* START *

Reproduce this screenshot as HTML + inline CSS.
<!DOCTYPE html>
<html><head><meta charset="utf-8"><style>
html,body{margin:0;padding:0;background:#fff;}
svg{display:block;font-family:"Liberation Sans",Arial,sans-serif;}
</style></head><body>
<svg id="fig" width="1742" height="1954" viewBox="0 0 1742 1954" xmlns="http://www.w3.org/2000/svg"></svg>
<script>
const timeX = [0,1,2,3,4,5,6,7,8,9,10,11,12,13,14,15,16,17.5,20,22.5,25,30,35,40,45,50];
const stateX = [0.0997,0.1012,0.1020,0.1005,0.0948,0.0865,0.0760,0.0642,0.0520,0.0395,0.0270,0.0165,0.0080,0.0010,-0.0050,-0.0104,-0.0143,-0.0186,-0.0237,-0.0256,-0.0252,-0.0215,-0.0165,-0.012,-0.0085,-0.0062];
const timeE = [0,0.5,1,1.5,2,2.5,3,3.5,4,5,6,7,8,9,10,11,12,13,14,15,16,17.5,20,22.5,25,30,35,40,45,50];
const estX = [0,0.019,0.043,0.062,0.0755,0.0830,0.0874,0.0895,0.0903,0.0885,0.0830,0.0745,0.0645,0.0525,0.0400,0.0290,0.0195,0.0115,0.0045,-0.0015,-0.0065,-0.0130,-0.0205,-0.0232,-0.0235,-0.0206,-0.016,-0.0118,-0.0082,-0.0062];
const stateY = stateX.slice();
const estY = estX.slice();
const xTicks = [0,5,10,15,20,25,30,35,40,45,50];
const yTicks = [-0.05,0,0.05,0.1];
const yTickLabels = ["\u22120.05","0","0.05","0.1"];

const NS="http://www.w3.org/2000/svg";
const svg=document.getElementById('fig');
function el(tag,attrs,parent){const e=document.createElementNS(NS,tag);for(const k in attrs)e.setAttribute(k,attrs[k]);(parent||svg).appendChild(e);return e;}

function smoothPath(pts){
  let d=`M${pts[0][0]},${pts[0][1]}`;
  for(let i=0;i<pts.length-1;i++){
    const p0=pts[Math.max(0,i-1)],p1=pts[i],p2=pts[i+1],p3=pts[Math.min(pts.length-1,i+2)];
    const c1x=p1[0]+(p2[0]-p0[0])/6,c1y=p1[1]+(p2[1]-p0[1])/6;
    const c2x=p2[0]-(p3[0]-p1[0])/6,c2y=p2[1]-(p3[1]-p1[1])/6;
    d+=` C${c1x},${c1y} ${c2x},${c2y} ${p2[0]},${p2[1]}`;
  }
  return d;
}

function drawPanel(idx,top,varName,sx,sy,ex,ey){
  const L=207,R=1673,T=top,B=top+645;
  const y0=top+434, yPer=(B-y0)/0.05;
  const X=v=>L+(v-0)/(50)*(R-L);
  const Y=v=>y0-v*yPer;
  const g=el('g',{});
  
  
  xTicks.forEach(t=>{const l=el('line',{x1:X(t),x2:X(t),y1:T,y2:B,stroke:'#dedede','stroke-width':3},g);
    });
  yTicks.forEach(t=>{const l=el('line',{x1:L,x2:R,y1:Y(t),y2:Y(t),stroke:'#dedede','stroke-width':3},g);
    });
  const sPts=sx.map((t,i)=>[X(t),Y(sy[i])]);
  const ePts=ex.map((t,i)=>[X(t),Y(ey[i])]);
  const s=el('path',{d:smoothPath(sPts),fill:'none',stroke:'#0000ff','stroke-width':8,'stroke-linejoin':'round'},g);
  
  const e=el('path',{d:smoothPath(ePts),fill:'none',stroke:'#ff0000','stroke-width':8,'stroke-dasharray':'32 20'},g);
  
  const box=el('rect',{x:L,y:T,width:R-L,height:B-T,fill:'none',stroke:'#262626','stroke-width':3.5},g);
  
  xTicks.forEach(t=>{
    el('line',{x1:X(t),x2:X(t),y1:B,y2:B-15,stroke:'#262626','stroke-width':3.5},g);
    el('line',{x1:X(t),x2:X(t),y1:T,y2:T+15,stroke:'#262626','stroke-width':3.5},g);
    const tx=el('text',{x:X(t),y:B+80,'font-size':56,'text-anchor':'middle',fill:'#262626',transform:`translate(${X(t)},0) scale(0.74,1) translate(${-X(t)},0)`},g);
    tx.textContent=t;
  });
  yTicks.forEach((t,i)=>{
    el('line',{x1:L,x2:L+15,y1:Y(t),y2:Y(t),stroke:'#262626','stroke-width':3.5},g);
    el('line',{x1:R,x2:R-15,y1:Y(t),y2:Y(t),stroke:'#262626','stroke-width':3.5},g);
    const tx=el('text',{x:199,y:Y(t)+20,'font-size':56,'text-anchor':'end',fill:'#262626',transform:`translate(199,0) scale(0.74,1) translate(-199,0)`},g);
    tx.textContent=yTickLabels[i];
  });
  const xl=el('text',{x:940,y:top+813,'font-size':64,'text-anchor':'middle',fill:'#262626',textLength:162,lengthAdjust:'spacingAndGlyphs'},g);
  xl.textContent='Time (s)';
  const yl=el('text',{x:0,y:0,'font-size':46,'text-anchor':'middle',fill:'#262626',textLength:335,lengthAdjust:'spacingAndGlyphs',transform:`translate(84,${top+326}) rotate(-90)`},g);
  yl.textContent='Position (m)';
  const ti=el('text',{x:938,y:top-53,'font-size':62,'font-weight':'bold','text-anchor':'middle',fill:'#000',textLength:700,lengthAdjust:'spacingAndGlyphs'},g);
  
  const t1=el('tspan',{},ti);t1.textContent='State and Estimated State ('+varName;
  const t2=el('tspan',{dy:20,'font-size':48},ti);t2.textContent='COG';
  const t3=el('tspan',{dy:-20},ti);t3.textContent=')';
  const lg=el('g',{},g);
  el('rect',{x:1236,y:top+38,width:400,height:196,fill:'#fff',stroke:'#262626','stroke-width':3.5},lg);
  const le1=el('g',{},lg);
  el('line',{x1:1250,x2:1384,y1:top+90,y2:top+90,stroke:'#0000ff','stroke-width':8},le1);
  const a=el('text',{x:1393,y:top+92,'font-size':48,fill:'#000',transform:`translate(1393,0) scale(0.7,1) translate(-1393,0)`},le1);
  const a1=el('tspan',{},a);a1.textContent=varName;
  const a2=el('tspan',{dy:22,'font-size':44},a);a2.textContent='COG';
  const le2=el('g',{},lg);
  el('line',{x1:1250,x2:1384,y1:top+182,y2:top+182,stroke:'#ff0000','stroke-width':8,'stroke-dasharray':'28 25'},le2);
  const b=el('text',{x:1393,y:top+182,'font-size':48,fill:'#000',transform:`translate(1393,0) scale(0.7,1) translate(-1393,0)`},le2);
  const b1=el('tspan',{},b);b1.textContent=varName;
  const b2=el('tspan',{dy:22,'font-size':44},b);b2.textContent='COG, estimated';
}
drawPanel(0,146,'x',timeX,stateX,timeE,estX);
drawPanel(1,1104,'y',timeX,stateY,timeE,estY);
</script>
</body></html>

* END *
* START *

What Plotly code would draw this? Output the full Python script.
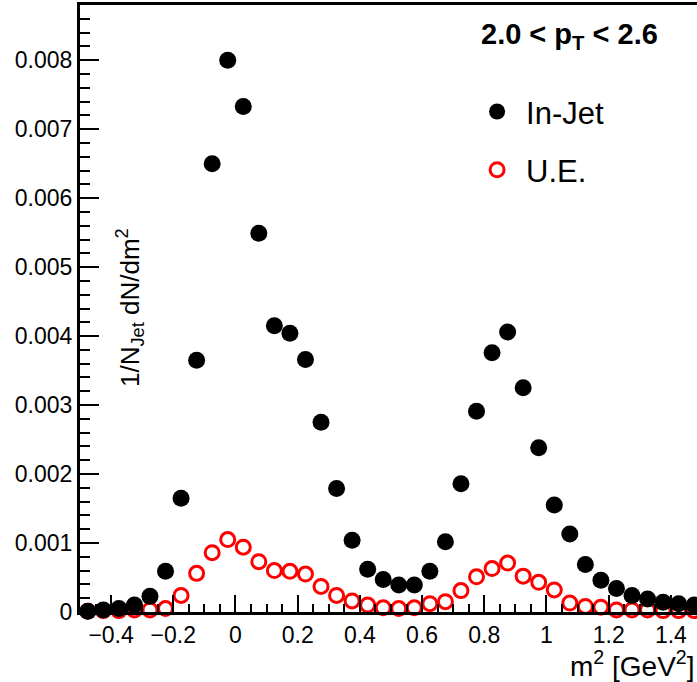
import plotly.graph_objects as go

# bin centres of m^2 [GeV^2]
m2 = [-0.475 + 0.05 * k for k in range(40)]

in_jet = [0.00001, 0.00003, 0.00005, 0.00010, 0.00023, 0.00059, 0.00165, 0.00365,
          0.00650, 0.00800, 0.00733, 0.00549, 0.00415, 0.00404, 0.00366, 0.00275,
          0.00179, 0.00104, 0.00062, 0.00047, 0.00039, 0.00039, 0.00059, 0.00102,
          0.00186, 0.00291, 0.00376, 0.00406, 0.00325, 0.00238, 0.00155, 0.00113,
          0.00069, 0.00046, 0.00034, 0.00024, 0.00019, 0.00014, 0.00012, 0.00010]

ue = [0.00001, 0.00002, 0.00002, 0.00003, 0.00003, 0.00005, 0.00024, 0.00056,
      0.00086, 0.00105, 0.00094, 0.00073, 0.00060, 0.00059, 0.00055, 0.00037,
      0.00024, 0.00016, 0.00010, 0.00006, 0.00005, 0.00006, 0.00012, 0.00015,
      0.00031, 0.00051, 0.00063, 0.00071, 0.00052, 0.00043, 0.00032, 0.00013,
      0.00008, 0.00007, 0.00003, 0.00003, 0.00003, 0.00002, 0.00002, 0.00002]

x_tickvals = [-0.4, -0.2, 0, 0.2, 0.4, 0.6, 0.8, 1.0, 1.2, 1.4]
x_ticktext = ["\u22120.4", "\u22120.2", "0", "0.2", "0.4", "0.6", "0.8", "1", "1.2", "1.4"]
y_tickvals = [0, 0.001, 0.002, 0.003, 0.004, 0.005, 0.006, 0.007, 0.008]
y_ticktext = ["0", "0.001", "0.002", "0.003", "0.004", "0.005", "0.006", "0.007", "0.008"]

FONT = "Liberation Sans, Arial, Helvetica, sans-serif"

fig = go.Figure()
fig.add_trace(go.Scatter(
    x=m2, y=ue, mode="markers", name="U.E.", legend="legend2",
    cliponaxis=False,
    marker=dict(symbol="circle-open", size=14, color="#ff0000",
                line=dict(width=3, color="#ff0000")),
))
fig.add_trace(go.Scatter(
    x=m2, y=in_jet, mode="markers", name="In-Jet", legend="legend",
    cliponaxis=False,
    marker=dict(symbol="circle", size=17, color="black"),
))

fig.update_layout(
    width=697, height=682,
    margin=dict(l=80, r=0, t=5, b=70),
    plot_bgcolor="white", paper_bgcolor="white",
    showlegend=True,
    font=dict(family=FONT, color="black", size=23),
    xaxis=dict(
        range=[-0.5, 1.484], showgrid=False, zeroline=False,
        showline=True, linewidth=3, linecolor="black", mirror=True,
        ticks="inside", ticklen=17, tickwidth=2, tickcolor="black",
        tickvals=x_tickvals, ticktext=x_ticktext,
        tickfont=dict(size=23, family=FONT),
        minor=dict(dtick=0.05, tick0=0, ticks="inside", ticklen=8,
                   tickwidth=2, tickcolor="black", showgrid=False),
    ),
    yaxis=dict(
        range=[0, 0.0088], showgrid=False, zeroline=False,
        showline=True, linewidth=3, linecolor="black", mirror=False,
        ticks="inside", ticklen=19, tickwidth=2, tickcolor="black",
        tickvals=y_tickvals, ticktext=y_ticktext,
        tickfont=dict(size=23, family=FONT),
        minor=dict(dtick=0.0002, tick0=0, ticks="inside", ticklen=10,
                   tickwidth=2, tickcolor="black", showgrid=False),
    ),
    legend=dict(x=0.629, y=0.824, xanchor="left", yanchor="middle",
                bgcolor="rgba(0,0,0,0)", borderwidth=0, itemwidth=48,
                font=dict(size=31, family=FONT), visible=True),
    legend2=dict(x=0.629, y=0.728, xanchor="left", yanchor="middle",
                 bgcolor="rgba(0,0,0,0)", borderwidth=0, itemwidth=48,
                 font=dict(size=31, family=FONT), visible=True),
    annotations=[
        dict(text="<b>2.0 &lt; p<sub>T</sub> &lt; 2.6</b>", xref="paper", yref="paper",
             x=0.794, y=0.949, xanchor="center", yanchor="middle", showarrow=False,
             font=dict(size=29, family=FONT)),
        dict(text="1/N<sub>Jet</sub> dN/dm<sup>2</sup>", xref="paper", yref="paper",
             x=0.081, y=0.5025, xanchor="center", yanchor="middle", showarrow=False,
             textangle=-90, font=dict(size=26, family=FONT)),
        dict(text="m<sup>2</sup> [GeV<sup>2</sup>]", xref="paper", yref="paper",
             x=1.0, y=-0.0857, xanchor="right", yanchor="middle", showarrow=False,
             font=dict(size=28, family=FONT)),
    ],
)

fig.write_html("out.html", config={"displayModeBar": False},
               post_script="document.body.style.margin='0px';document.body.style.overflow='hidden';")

* END *

Aim of the task
Omit all pictures and repeat exactly the lines from the one containing "What Plotly code" through the one containing "m2 = [-0.475 + 0.05 * k for k in range(40)]", ends included, with nothing added.

Output
What Plotly code would draw this? Output the full Python script.
import plotly.graph_objects as go

# bin centres of m^2 [GeV^2]
m2 = [-0.475 + 0.05 * k for k in range(40)]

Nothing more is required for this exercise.